Having seen the numbers, dozens of Pittsfield residents at a school board meeting Thursday agreed that it likely wouldn’t save money and would hurt the community if their high school students were educated in a different district.
Superintendent John Freeman gathered information from six nearby school districts and found that only one could possibly beat the price of educating students in Pittsfield – and even those immediate savings would evaporate as soon as the next year, when the number of high schoolers is expected to increase significantly.
But more important than the numbers, residents said, is the effect that the school’s closure would have on the community.
“Don’t the people in town understand what it’s going to do to the whole community as a whole?

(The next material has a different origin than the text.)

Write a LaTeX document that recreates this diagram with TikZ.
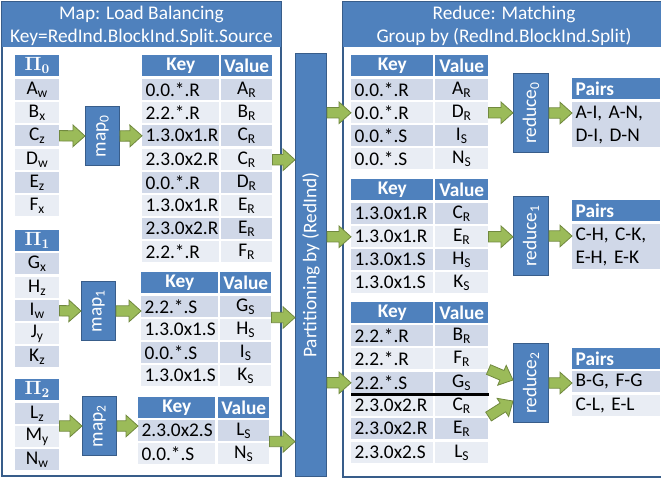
\documentclass[tikz,border=0pt]{standalone}
\usepackage[no-math]{fontspec}
\setmainfont{Carlito}
\usepackage{amsmath}
\usepackage{tikz}
\usetikzlibrary{calc}

\definecolor{hblue}{HTML}{4F81BD}
\definecolor{bdr}{HTML}{385D8A}
\definecolor{rowdk}{HTML}{D0D8E8}
\definecolor{rowlt}{HTML}{E9EDF4}
\definecolor{agreen}{HTML}{9BBB59}
\definecolor{agreendk}{HTML}{71893F}

% fat green block arrow from #1 to #2
\newcommand{\fatarrow}[2]{%
\coordinate (fa-s) at (#1);
\coordinate (fa-t) at (#2);
\coordinate (fa-h) at ($(fa-t)!9pt!(fa-s)$);
\filldraw [fill=agreen,draw=agreendk,line width=0.6pt,line join=miter] ($(fa-s)!3.9pt!90:(fa-t)$) -- ($(fa-h)!3.9pt!90:(fa-t)$) -- ($(fa-h)!8.1pt!90:(fa-t)$) -- (fa-t) -- ($(fa-h)!8.1pt!-90:(fa-t)$) -- ($(fa-h)!3.9pt!-90:(fa-t)$) -- ($(fa-s)!3.9pt!-90:(fa-t)$) -- cycle ;}

\begin{document}
\begin{tikzpicture}[x=0.75pt,y=0.75pt,yscale=-1,xscale=1,
  font=\fontsize{14.5}{17.3}\selectfont,
  cell/.style={anchor=north west,inner sep=0pt,minimum height=15.75pt},
  dk/.style={cell,fill=rowdk},
  lt/.style={cell,fill=rowlt},
  hd/.style={cell,fill=hblue,text=white,font=\fontsize{14.5}{17.3}\selectfont\bfseries},
  lkey/.style={inner xsep=2.5pt,text width=52.75pt,align=left},
  rkey/.style={inner xsep=2.5pt,text width=56.5pt,align=left},
  lkh/.style={minimum width=57.75pt},
  rkh/.style={minimum width=61.5pt},
  lval/.style={minimum width=38.25pt},
  rval/.style={minimum width=39.75pt},
  pcol/.style={minimum width=33pt},
  pcell/.style={inner xsep=2.5pt,text width=61pt,align=left},
  box/.style={anchor=north west,fill=hblue,draw=bdr,line width=0.75pt,inner sep=0pt,text=white},
  panel/.style={draw=bdr,line width=1.2pt,fill=white},
  sepline/.style={line width=1.9pt,black}]
\useasboundingbox (0,0) rectangle (661,480);

%Panels
\draw [panel] (2,2) rectangle (281,476) ;
\fill [hblue] (2,2) rectangle (281,47) ;
\draw [panel] (343,2) rectangle (664,477) ;
\fill [hblue] (343,2) rectangle (664,47) ;
\node [text=white,align=center,inner sep=0pt] (maphead) at (141.5,25.5) {Map: Load Balancing\\Key=RedInd.BlockInd.Split.Source};
\node [text=white,align=center,inner sep=0pt] (redhead) at (504,25.5) {Reduce: Matching\\Group by (RedInd.BlockInd.Split)};

%Input splits
\node [hd,pcol] (p0h) at (15,55) {$\mathbf{\Pi}_{\mathbf{0}}$};
\node [dk,pcol] (p0r1) at (15,79) {A\textsubscript{w}};
\node [lt,pcol] (p0r2) at (15,102) {B\textsubscript{x}};
\node [dk,pcol] (p0r3) at (15,125) {C\textsubscript{z}};
\node [lt,pcol] (p0r4) at (15,149) {D\textsubscript{w}};
\node [dk,pcol] (p0r5) at (15,172) {E\textsubscript{z}};
\node [lt,pcol] (p0r6) at (15,195) {F\textsubscript{x}};
\node [hd,pcol] (p1h) at (15,230) {$\mathbf{\Pi}_{\mathbf{1}}$};
\node [dk,pcol] (p1r1) at (15,253) {G\textsubscript{x}};
\node [lt,pcol] (p1r2) at (15,277) {H\textsubscript{z}};
\node [dk,pcol] (p1r3) at (15,300) {I\textsubscript{w}};
\node [lt,pcol] (p1r4) at (15,323) {J\textsubscript{y}};
\node [dk,pcol] (p1r5) at (15,346) {K\textsubscript{z}};
\node [hd,pcol] (p2h) at (15,379) {$\mathbf{\Pi}_{\mathbf{2}}$};
\node [dk,pcol] (p2r1) at (15,403) {L\textsubscript{z}};
\node [lt,pcol] (p2r2) at (15,426) {M\textsubscript{y}};
\node [dk,pcol] (p2r3) at (15,449) {N\textsubscript{w}};

%Mappers
\node [box,minimum width=25.5pt,minimum height=44.25pt] (map0) at (85,106) {\rotatebox{90}{map\textsubscript{0}}};
\node [box,minimum width=25.5pt,minimum height=44.25pt] (map1) at (81,281) {\rotatebox{90}{map\textsubscript{1}}};
\node [box,minimum width=25.5pt,minimum height=44.25pt] (map2) at (82,396) {\rotatebox{90}{map\textsubscript{2}}};

%Map output 0
\node [hd,lkh] (k0h) at (142,55) {Key};
\node [hd,lval] (v0h) at (221,55) {Value};
\node [dk,lkey] (k0r1) at (142,79) {0.0.*.R};
\node [dk,lval] (v0r1) at (221,79) {A\textsubscript{R}};
\node [lt,lkey] (k0r2) at (142,102) {2.2.*.R};
\node [lt,lval] (v0r2) at (221,102) {B\textsubscript{R}};
\node [dk,lkey] (k0r3) at (142,125) {1.3.0x1.R};
\node [dk,lval] (v0r3) at (221,125) {C\textsubscript{R}};
\node [lt,lkey] (k0r4) at (142,149) {2.3.0x2.R};
\node [lt,lval] (v0r4) at (221,149) {C\textsubscript{R}};
\node [dk,lkey] (k0r5) at (142,172) {0.0.*.R};
\node [dk,lval] (v0r5) at (221,172) {D\textsubscript{R}};
\node [lt,lkey] (k0r6) at (142,195) {1.3.0x1.R};
\node [lt,lval] (v0r6) at (221,195) {E\textsubscript{R}};
\node [dk,lkey] (k0r7) at (142,218) {2.3.0x2.R};
\node [dk,lval] (v0r7) at (221,218) {E\textsubscript{R}};
\node [lt,lkey] (k0r8) at (142,241) {2.2.*.R};
\node [lt,lval] (v0r8) at (221,241) {F\textsubscript{R}};

%Map output 1
\node [hd,lkh] (k1h) at (141,272) {Key};
\node [hd,lval] (v1h) at (220,272) {Value};
\node [dk,lkey] (k1r1) at (141,296) {2.2.*.S};
\node [dk,lval] (v1r1) at (220,296) {G\textsubscript{S}};
\node [lt,lkey] (k1r2) at (141,319) {1.3.0x1.S};
\node [lt,lval] (v1r2) at (220,319) {H\textsubscript{S}};
\node [dk,lkey] (k1r3) at (141,342) {0.0.*.S};
\node [dk,lval] (v1r3) at (220,342) {I\textsubscript{S}};
\node [lt,lkey] (k1r4) at (141,365) {1.3.0x1.S};
\node [lt,lval] (v1r4) at (220,365) {K\textsubscript{S}};

%Map output 2
\node [hd,lkh] (k2h) at (138,397) {Key};
\node [hd,lval] (v2h) at (218,397) {Value};
\node [dk,lkey] (k2r1) at (138,420) {2.3.0x2.S};
\node [dk,lval] (v2r1) at (218,420) {L\textsubscript{S}};
\node [lt,lkey] (k2r2) at (138,443) {0.0.*.S};
\node [lt,lval] (v2r2) at (218,443) {N\textsubscript{S}};

%Partitioning bar
\node [box,minimum width=23.25pt,minimum height=317.25pt] (part) at (295,53) {\rotatebox{90}{Partitioning by (RedInd)}};

%Reduce input 0
\node [hd,rkh] (rk0h) at (351,55) {Key};
\node [hd,rval] (rv0h) at (435,55) {Value};
\node [dk,rkey] (rk0r1) at (351,79) {0.0.*.R};
\node [dk,rval] (rv0r1) at (435,79) {A\textsubscript{R}};
\node [lt,rkey] (rk0r2) at (351,102) {0.0.*.R};
\node [lt,rval] (rv0r2) at (435,102) {D\textsubscript{R}};
\node [dk,rkey] (rk0r3) at (351,125) {0.0.*.S};
\node [dk,rval] (rv0r3) at (435,125) {I\textsubscript{S}};
\node [lt,rkey] (rk0r4) at (351,148) {0.0.*.S};
\node [lt,rval] (rv0r4) at (435,148) {N\textsubscript{S}};

%Reduce input 1
\node [hd,rkh] (rk1h) at (351,179) {Key};
\node [hd,rval] (rv1h) at (435,179) {Value};
\node [dk,rkey] (rk1r1) at (351,203) {1.3.0x1.R};
\node [dk,rval] (rv1r1) at (435,203) {C\textsubscript{R}};
\node [lt,rkey] (rk1r2) at (351,226) {1.3.0x1.R};
\node [lt,rval] (rv1r2) at (435,226) {E\textsubscript{R}};
\node [dk,rkey] (rk1r3) at (351,249) {1.3.0x1.S};
\node [dk,rval] (rv1r3) at (435,249) {H\textsubscript{S}};
\node [lt,rkey] (rk1r4) at (351,272) {1.3.0x1.S};
\node [lt,rval] (rv1r4) at (435,272) {K\textsubscript{S}};

%Reduce input 2
\node [hd,rkh] (rk2h) at (351,302) {Key};
\node [hd,rval] (rv2h) at (435,302) {Value};
\node [dk,rkey] (rk2r1) at (351,325) {2.2.*.R};
\node [dk,rval] (rv2r1) at (435,325) {B\textsubscript{R}};
\node [lt,rkey] (rk2r2) at (351,348) {2.2.*.R};
\node [lt,rval] (rv2r2) at (435,348) {F\textsubscript{R}};
\node [dk,rkey] (rk2r3) at (351,372) {2.2.*.S};
\node [dk,rval] (rv2r3) at (435,372) {G\textsubscript{S}};
\node [lt,rkey] (rk2r4) at (351,395) {2.3.0x2.R};
\node [lt,rval] (rv2r4) at (435,395) {C\textsubscript{R}};
\node [dk,rkey] (rk2r5) at (351,418) {2.3.0x2.R};
\node [dk,rval] (rv2r5) at (435,418) {E\textsubscript{R}};
\node [lt,rkey] (rk2r6) at (351,442) {2.3.0x2.S};
\node [lt,rval] (rv2r6) at (435,442) {L\textsubscript{S}};
\draw [sepline] ($(rk2r3.south west)+(0,1)$) -- ($(rv2r3.south east)+(0,1)$) ;

%Reducers
\node [box,minimum width=26.25pt,minimum height=59.25pt] (red0) at (513,73) {\rotatebox{90}{reduce\textsubscript{0}}};
\node [box,minimum width=26.25pt,minimum height=59.25pt] (red1) at (513,196) {\rotatebox{90}{reduce\textsubscript{1}}};
\node [box,minimum width=26.25pt,minimum height=59.25pt] (red2) at (513,343) {\rotatebox{90}{reduce\textsubscript{2}}};

%Pairs
\node [hd,pcell] (pr0h) at (572,78) {Pairs};
\node [dk,pcell,minimum height=33.75pt] (pr0r1) at (572,102) {A-I, A-N,\\D-I, D-N};
\node [hd,pcell] (pr1h) at (572,200) {Pairs};
\node [dk,pcell,minimum height=33.75pt] (pr1r1) at (572,224) {C-H, C-K,\\E-H, E-K};
\node [hd,pcell] (pr2h) at (572,348) {Pairs};
\node [dk,pcell] (pr2r1) at (572,371) {B-G, F-G};
\node [lt,pcell] (pr2r2) at (572,395) {C-L, E-L};

%Arrows
\fatarrow{p0r3.east}{map0.west}
\fatarrow{map0.east}{k0r3.west}
\fatarrow{v0r4.east}{v0r4.east -| part.west}
\fatarrow{p1r3.east}{map1.west}
\fatarrow{map1.east}{map1.east -| k1r1.west}
\fatarrow{v1r1.south east}{v1r1.south east -| part.west}
\fatarrow{map2.west -| p2r1.east}{map2.west}
\fatarrow{map2.east}{map2.east -| k2r1.west}
\fatarrow{v2r1.south east}{v2r1.south east -| part.west}
\fatarrow{rk0r2.west -| part.east}{rk0r2.west}
\fatarrow{rv0r2.east}{rv0r2.east -| red0.west}
\fatarrow{red0.east}{red0.east -| pr0r1.west}
\fatarrow{rk1r2.west -| part.east}{rk1r2.west}
\fatarrow{rv1r2.east}{rv1r2.east -| red1.west}
\fatarrow{red1.east}{red1.east -| pr1r1.west}
\fatarrow{rk2r3.west -| part.east}{rk2r3.west}
\fatarrow{rv2r2.south east}{$(red2.west)+(0,-3)$}
\fatarrow{rv2r4.south east}{$(red2.west)+(0,18)$}
\fatarrow{red2.east}{red2.east -| pr2r1.west}

\end{tikzpicture}
\end{document}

There will be no community left. It will absolutely kill the whole town when a town thinks of oursourcing their children,” said resident Jodie Cunningham.
The meeting – attended by roughly 75 people at Pittsfield Middle-High School – was held in response to a suggestion by some in town that the high tax rate might be alleviated by paying to send the high schoolers to a different district and shuttering the upper school. Two nights before the meeting, the select board formed its own committee to study the idea, after suggesting that school officials couldn’t impartially do so themselves.
While some in the school board’s
audience reiterated the challenge that the tax burden presents to their families, they mostly agreed that the school district shouldn’t be targeted.
“It’s not the school that’s grown,” said budget committee Vice Chairman Louie Houle. “Our town budget has grown tremendously.”
The school district’s budget remained virtually flat with the most recent budget, although the amount required to be collected from taxpayers increased as two of the school’s major revenue sources declined.
Laura Bissonnette was one of the residents concerned about the town’s tax rate. She said she moved from Deerfield because that town didn’t have a high school and Pittsfield’s tax rate was cheaper at the time.
“You guys have totally convinced me. I came in here thinking close the school, the enrollment numbers are down, I can’t afford to pay anymore taxes,” she said. “You’ve proven that’s not really the case, which is great, but the taxes are the issue.”
Several residents said the schools are becoming leaders nationwide in innovation and should be supported, not targeted.
Molly Brooks, who said she works as a teacher in Gilford, said Pittsfield’s schools are respected by educators across the state and are “at the center of everywhere that every good school is moving to.”
“We just have a lot to be proud of. Our biggest task now is to educate ourselves, educate others and advocate for ourselves,” she said.
Freeman said in his presentation that out of the six districts he communicated with, only one showed potential savings. That district, which he didn’t identify by name, would reflect about $1 per $1,000 of assessed property value, he said.
Even then, he said, the school expects an increase of 41 high school students next year, which would surpass the projected savings through higher tuition costs.